Kroth, now 55 years old, finished his career with Borussia Dortmund in 1990, which is why the company he runs resides in Dortmund. This company represents several well-known German players, such as Manuel Neuer. But most people in the business know Kroth as the man who brings Asian players to Germany.
"Because I liked the country, I went to Japan maybe once or twice a year and began to notice players," Kroth said. "I then tried to find them teams in Europe." He now represents roughly two dozen Asian footballers, among them Okazaki and Kagawa. However, it's not as if everyone Kroth approached immediately remembered Okudera and Cha and figured that Asian players and the Bundesliga were a good match.

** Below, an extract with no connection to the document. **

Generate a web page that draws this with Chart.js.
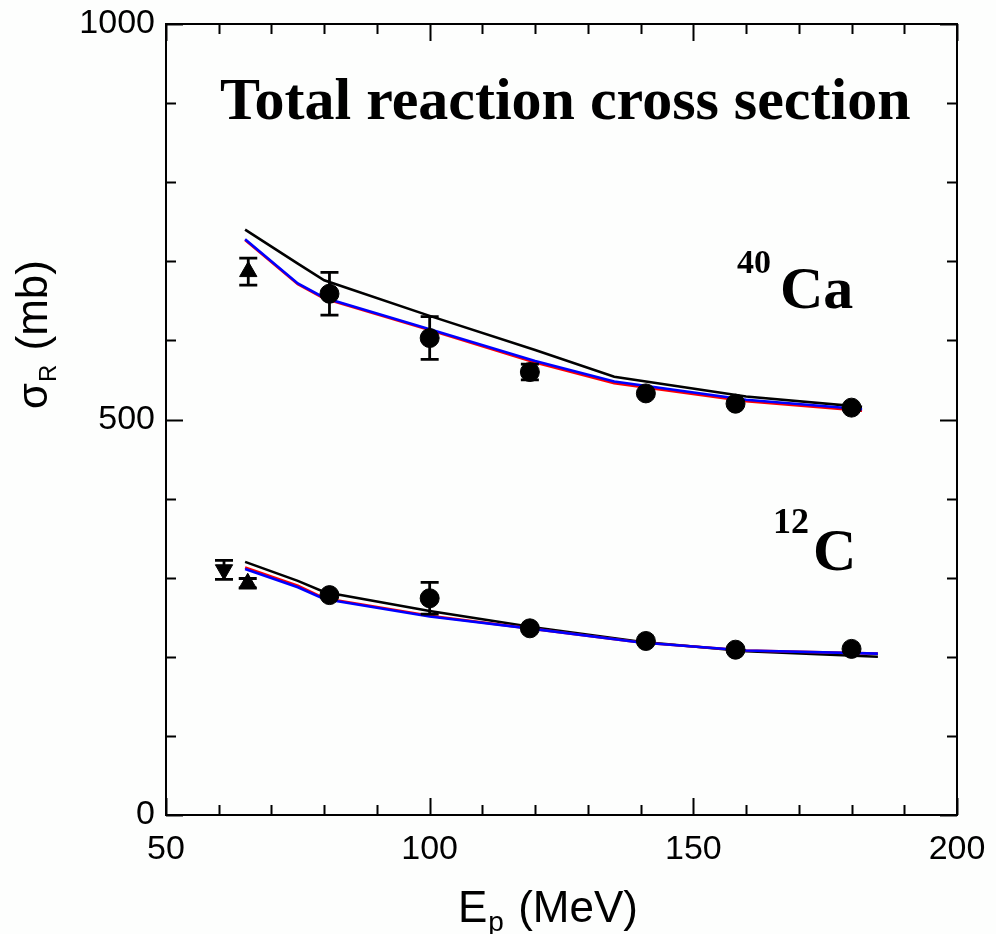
<!DOCTYPE html>
<html>
<head>
<meta charset="utf-8">
<title>Total reaction cross section</title>
<script src="https://cdn.jsdelivr.net/npm/chart.js@4.4.0/dist/chart.umd.min.js"></script>
<style>
    html, body { margin: 0; padding: 0; background: #fdfefd; }
    #wrap { width: 996px; height: 934px; }
</style>
</head>
<body>
<div id="wrap"><canvas id="chart" width="996" height="934"></canvas></div>
<script>
// Proton energies (MeV) and measured cross sections (mb), with errors
const caExpE = [81, 100, 119, 141, 158, 180];
const caExpSigma = [659, 603, 560, 533, 520, 515];
const caExpErr = [27, 27, 10, 0, 0, 0];
const caTriE = [65.6];
const caTriSigma = [687];
const caTriErr = [17];

const cExpE = [81, 100, 119, 141, 158, 180];
const cExpSigma = [278, 274, 236, 220, 209, 210];
const cExpErr = [0, 20, 0, 0, 0, 0];
const cTriE = [65.5];
const cTriSigma = [293];
const cTriErr = [6];
const cInvTriE = [61];
const cInvTriSigma = [310];
const cInvTriErr = [12];

// Calculated curves
const caCalcE = [65, 75, 80, 100, 120, 135, 160, 182];
const caBlack = [740, 697, 676, 631, 588, 554, 529, 516];
const caRed = [727, 671, 653, 613, 572, 546, 523, 511];
const caBlue = [728, 672, 654, 614, 574, 548, 525, 513];

const cCalcE = [65, 75, 80, 100, 120, 140, 160, 185];
const cBlack = [320, 296, 282, 258, 237, 219, 207, 200];
const cRed = [313, 290, 274, 252, 235, 218, 208, 204];
const cBlue = [311, 288, 273, 251, 235, 218, 208, 204];

// Axis ranges and tick spacing
const xRange = [50, 200];
const yRange = [0, 1000];
const xMajor = 50, xMinor = 10;
const yMajor = 500, yMinor = 100;

const SANS = '"Liberation Sans", Arial, sans-serif';
const SERIF = '"Liberation Serif", "Times New Roman", serif';

function toXY(xs, ys, errs) {
    return xs.map((x, i) => ({ x: x, y: ys[i], err: errs ? errs[i] : 0 }));
}

// order: higher numbers are painted first, so blue ends up over red over black
function curve(xs, ys, color, order) {
    return {
        type: 'line',
        data: toXY(xs, ys),
        borderColor: color,
        borderWidth: 2.6,
        pointRadius: 0,
        tension: 0,
        showLine: true,
        fill: false,
        order: order
    };
}

function markers(xs, ys, errs, style, rotation, radius) {
    return {
        type: 'scatter',
        data: toXY(xs, ys, errs),
        pointStyle: style,
        rotation: rotation,
        pointRadius: radius,
        backgroundColor: '#000',
        borderColor: '#000',
        borderWidth: 1,
        showLine: false,
        errorBars: true,
        order: 0
    };
}

// Vertical error bars with caps
const errorBarPlugin = {
    id: 'errorBars',
    afterDatasetsDraw(chart) {
        const ctx = chart.ctx;
        const xs = chart.scales.x, ys = chart.scales.y;
        ctx.save();
        ctx.strokeStyle = '#000';
        ctx.lineWidth = 2.8;
        chart.data.datasets.forEach(ds => {
            if (!ds.errorBars) return;
            ds.data.forEach(p => {
                if (!p.err) return;
                const px = xs.getPixelForValue(p.x);
                const top = ys.getPixelForValue(p.y + p.err);
                const bot = ys.getPixelForValue(p.y - p.err);
                ctx.beginPath();
                ctx.moveTo(px, top); ctx.lineTo(px, bot);
                ctx.moveTo(px - 9, top); ctx.lineTo(px + 9, top);
                ctx.moveTo(px - 9, bot); ctx.lineTo(px + 9, bot);
                ctx.stroke();
            });
        });
        ctx.restore();
    }
};

// Closed frame with inward major/minor ticks on all four sides
const framePlugin = {
    id: 'frame',
    afterDraw(chart) {
        const ctx = chart.ctx;
        const a = chart.chartArea;
        const xs = chart.scales.x, ys = chart.scales.y;
        ctx.save();
        ctx.strokeStyle = '#000';
        ctx.lineWidth = 2;
        ctx.strokeRect(a.left, a.top, a.right - a.left, a.bottom - a.top);
        ctx.beginPath();
        for (let v = xRange[0]; v <= xRange[1]; v += xMinor) {
            const px = Math.round(xs.getPixelForValue(v)) + 0.5;
            const len = (v % xMajor === 0) ? 17 : 10;
            ctx.moveTo(px, a.bottom); ctx.lineTo(px, a.bottom - len);
            ctx.moveTo(px, a.top); ctx.lineTo(px, a.top + len);
        }
        for (let v = yRange[0]; v <= yRange[1]; v += yMinor) {
            const py = Math.round(ys.getPixelForValue(v)) + 0.5;
            const len = (v % yMajor === 0) ? 17 : 10;
            ctx.moveTo(a.left, py); ctx.lineTo(a.left + len, py);
            ctx.moveTo(a.right, py); ctx.lineTo(a.right - len, py);
        }
        ctx.stroke();
        ctx.restore();
    }
};

// Axis titles with sub-scripts, panel title and nucleus labels
const textPlugin = {
    id: 'texts',
    afterDraw(chart) {
        const ctx = chart.ctx;
        ctx.save();
        ctx.fillStyle = '#000';
        ctx.textBaseline = 'alphabetic';
        ctx.textAlign = 'left';

        // x title: E_p (MeV)
        let x = 458, y = 922;
        ctx.font = '44px ' + SANS;
        ctx.fillText('E', x, y);
        x += ctx.measureText('E').width;
        ctx.font = '28px ' + SANS;
        ctx.fillText('p', x + 1, y + 9);
        x += ctx.measureText('p').width + 3;
        ctx.font = '44px ' + SANS;
        ctx.fillText(' (MeV)', x, y);

        // y title: sigma_R (mb), rotated
        ctx.save();
        ctx.translate(47, 409);
        ctx.rotate(-Math.PI / 2);
        x = 0;
        ctx.font = '42px ' + SANS;
        ctx.fillText('σ', x, 0);
        x += ctx.measureText('σ').width;
        ctx.font = '24px ' + SANS;
        ctx.fillText('R', x + 1, 9);
        x += ctx.measureText('R').width + 3;
        ctx.font = '44px ' + SANS;
        ctx.fillText(' (mb)', x, 0);
        ctx.restore();

        // panel title
        ctx.font = 'bold 60px ' + SERIF;
        ctx.fillText('Total reaction cross section', 220, 119);

        // 40Ca
        ctx.font = 'bold 34px ' + SERIF;
        ctx.fillText('40', 737, 273);
        ctx.font = 'bold 60px ' + SERIF;
        ctx.fillText('Ca', 780, 308);

        // 12C
        ctx.font = 'bold 36px ' + SERIF;
        ctx.fillText('12', 773, 533);
        ctx.font = 'bold 60px ' + SERIF;
        ctx.fillText('C', 813, 570);

        ctx.restore();
    }
};

const ctx = document.getElementById('chart').getContext('2d');
new Chart(ctx, {
    type: 'scatter',
    data: {
        datasets: [
            markers(caExpE, caExpSigma, caExpErr, 'circle', 0, 9.5),
            markers(caTriE, caTriSigma, caTriErr, 'triangle', 0, 10),
            markers(cExpE, cExpSigma, cExpErr, 'circle', 0, 9.5),
            markers(cTriE, cTriSigma, cTriErr, 'triangle', 0, 10),
            markers(cInvTriE, cInvTriSigma, cInvTriErr, 'triangle', 180, 10),
            curve(caCalcE, caBlack, '#000000', 3),
            curve(caCalcE, caRed, '#ff0000', 2),
            curve(caCalcE, caBlue, '#0000ff', 1),
            curve(cCalcE, cBlack, '#000000', 3),
            curve(cCalcE, cRed, '#ff0000', 2),
            curve(cCalcE, cBlue, '#0000ff', 1)
        ]
    },
    options: {
        responsive: false,
        animation: false,
        events: [],
        layout: { padding: { top: 24, right: 39, left: 0, bottom: 0 } },
        plugins: {
            legend: { display: false },
            tooltip: { enabled: false }
        },
        scales: {
            x: {
                type: 'linear',
                min: xRange[0],
                max: xRange[1],
                grid: { display: false, drawTicks: false },
                border: { display: false },
                ticks: {
                    stepSize: xMajor,
                    padding: 14,
                    maxRotation: 0,
                    color: '#000',
                    font: { family: SANS, size: 34 },
                    callback: v => String(v)
                },
                afterFit(scale) {
                    scale.height = 119;
                    scale.paddingLeft = 0;
                    scale.paddingRight = 0;
                }
            },
            y: {
                type: 'linear',
                min: yRange[0],
                max: yRange[1],
                grid: { display: false, drawTicks: false },
                border: { display: false },
                ticks: {
                    stepSize: yMajor,
                    padding: 11,
                    color: '#000',
                    font: { family: SANS, size: 34 },
                    callback: v => String(v)
                },
                afterFit(scale) {
                    scale.width = 166;
                    scale.paddingTop = 0;
                    scale.paddingBottom = 0;
                }
            }
        }
    },
    plugins: [errorBarPlugin, framePlugin, textPlugin]
});
</script>
</body>
</html>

Quite the contrary.
"At first it was difficult, because the European clubs weren't very keen on Asian players," said Kroth. "Many of them said: ‘well, how is a Japanese player going to help us?’ At the time, the national team was placed fairly low in the FIFA rankings and the clubs didn't know very much about the Asian market." Kroth now also works for South Korean players, but he started out with Japanese footballers because that was the territory he knew.

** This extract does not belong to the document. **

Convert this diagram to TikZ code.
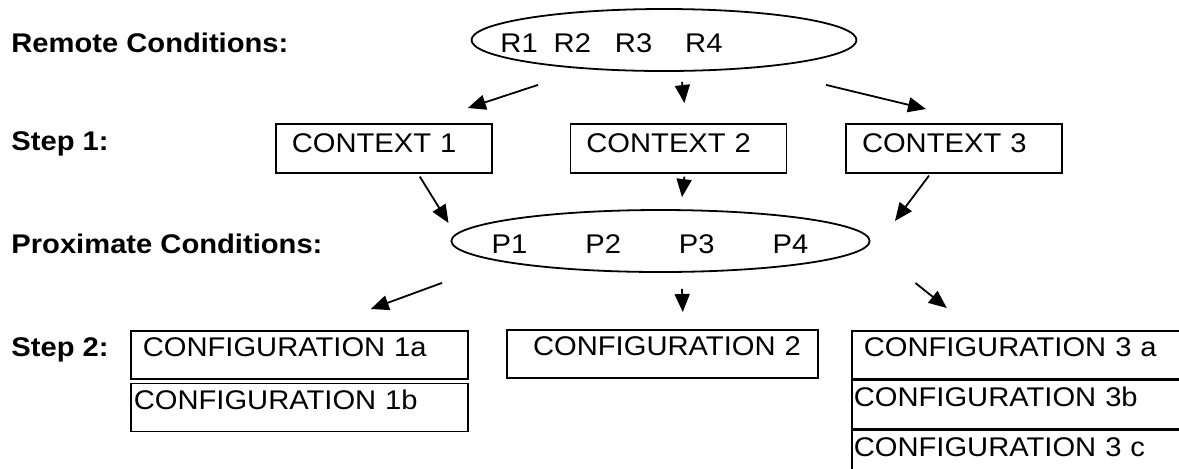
\documentclass[tikz,border=0pt]{standalone}
\usepackage{fontspec}
\setmainfont{Liberation Sans}[FakeStretch=1.08]
\usetikzlibrary{arrows.meta, positioning, shapes}

\begin{document}
\begin{tikzpicture}[
    x=0.5pt, y=-0.5pt,
    font=\fontsize{13.5}{16}\selectfont,
    cond/.style={draw, ellipse, line width=0.9pt, minimum width=192.5pt, minimum height=31pt, inner sep=0pt, text height=12pt, text depth=0pt},
    ctxbox/.style={draw, line width=0.8pt, anchor=north west, align=left, text width=92pt, inner xsep=8pt, inner ysep=1.5pt, text height=13pt, text depth=8.5pt},
    cfgbox/.style={draw, line width=0.8pt, anchor=north west, align=left, inner ysep=1.5pt, text height=11.5pt, text depth=9.5pt},
    rowlabel/.style={anchor=base west, inner sep=0pt, font=\fontsize{13.5}{16}\selectfont\bfseries},
    arrow/.style={-{Triangle[length=9pt, width=7.5pt]}, line width=0.9pt}
]

\useasboundingbox (0,0) rectangle (1179,468);
\clip (0,0) rectangle (1179,468);

% Row labels
\node (lblremote) [rowlabel] at (11,52) {Remote Conditions:};
\node (lblstep1) [rowlabel] at (11,150) {Step 1:};
\node (lblprox) [rowlabel] at (11,253) {Proximate Conditions:};
\node (lblstep2) [rowlabel] at (11,356) {Step 2:};

% Conditions
\node (remote) [cond] at (664,40) {\hspace*{-52.5pt}R1\hspace{8pt}R2\hspace{12pt}R3\hspace{16.5pt}R4};
\node (prox) [cond] at (660.5,241) {\hspace*{-10.5pt}P1\hspace{29pt}P2\hspace{29pt}P3\hspace{29pt}P4};

% Step 1 contexts
\node (ctx1) [ctxbox] at (275,123) {CONTEXT 1};
\node (ctx2) [ctxbox, right=38.5pt of ctx1] {CONTEXT 2};
\node (ctx3) [ctxbox, right=29pt of ctx2] {CONTEXT 3};

% Step 2 configurations
\node (cfg1a) [cfgbox, text width=156.5pt, inner xsep=6pt] at (130,330) {CONFIGURATION 1a};
\node (cfg1b) [cfgbox, text width=165.5pt, inner xsep=1.5pt, below=1.5pt of cfg1a] {CONFIGURATION 1b};
\node (cfg2) [cfgbox, text width=138.5pt, inner xsep=8.5pt, align=right] at (506,329) {CONFIGURATION 2};
\node (cfg3a) [cfgbox, text width=162.5pt, inner xsep=6pt] at (851,330) {CONFIGURATION 3 a};
\node (cfg3b) [cfgbox, text width=172.5pt, inner xsep=1pt, below=0pt of cfg3a] {CONFIGURATION 3b};
\node (cfg3c) [cfgbox, text width=172.5pt, inner xsep=1pt, below=0pt of cfg3b] {CONFIGURATION 3 c};

% Arrows from remote conditions
\draw[arrow] ([shift={(-126,13)}]remote.south) -- ([shift={(84,-15)}]ctx1.north);
\draw[arrow] ([shift={(18,10)}]remote.south) -- ([shift={(6,-20)}]ctx2.north);
\draw[arrow] ([shift={(162,13)}]remote.south) -- ([shift={(-28,-14)}]ctx3.north);

% Arrows into proximate conditions
\draw[arrow] ([shift={(36,3)}]ctx1.south) -- ([shift={(-2,-18)}]prox.west);
\draw[arrow] ([shift={(6,3)}]ctx2.south) -- ([shift={(21.5,-12)}]prox.north);
\draw[arrow] ([shift={(-25,2)}]ctx3.south) -- ([shift={(24.5,-20)}]prox.east);

% Arrows into configurations
\draw[arrow] ([shift={(-218.5,10)}]prox.south) -- ([shift={(71.5,-21)}]cfg1a.north);
\draw[arrow] ([shift={(21.5,16)}]prox.south) -- ([shift={(20.5,-17)}]cfg2.north);
\draw[arrow] ([shift={(45,42)}]prox.east) -- ([shift={(-79.5,-22)}]cfg3a.north);

\end{tikzpicture}
\end{document}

Reluctance, he soon learned, was not restricted to the clubs. "It was also the case that the Japanese players were preferring a move to the English Premier League rather than the Bundesliga," Kroth said. "To some degree, this is still the case, but it was much more pronounced when I started out. A good deal of my job back then was to get the Asian players interested in the Bundesliga. They were cautious because they just didn't know anything about this league."
This is a sentiment echoed by Bum Kun-Cha. "The success of the German clubs in the Champions League and the performance of the national team have impressed many people in Asia," he told the official Bundesliga website last year. "Until recently, the Premier League was the most attractive goal for Korean players. But the Bundesliga has gained ground. The style suits Asian players. More Asian players will come to the Bundesliga because they notice that the Japanese and Koreans can hold their own in the top teams."
Maybe it helps, as Cha hints, that Bundesliga football is not quite as physical as the English game, which makes it easier for technically gifted players to adapt quickly. But it's also true that, as he states, you need role models. Somebody has to prove it can be done, then others will follow.
"It all changed with the players of Japan's so-called Golden Generation," said Thomas Kroth. "Players like Junichi Inamoto, Naohiro Takahara or Shinji Ono, all of whom I represented. My first transfer was Takahara to Hamburg in 2003. But the key deal for me was Makoto Hasebe to Wolfsburg in 2008, because he immediately went on to win the league."
It set in motion a chain of events that now feeds off itself. When the Asian players began to do well, the German clubs looked for more footballers like them. In the old days, it would have been difficult to scout on a larger basis in Asia, but now — with multi-national agents like Kroth — it has become a lot easier.
This in turn made the fans in Asia more interested in the Bundesliga. During the days of Okudera and Cha, coverage was restricted to a few television reports, but now — with football being a global business and the internet sending footage into the remotest corner of the planet — people can watch the games and read about the clubs. That makes the Bundesliga more attractive for talented players than was the case when Kroth started out.
Which means that Cha is very probably right: Even more Asian players will come to the Bundesliga during the next years. And even more Bundesliga clubs will become interested in the Asian market. Last October, Borussia Dortmund opened their first representative office outside Germany – in Singapore.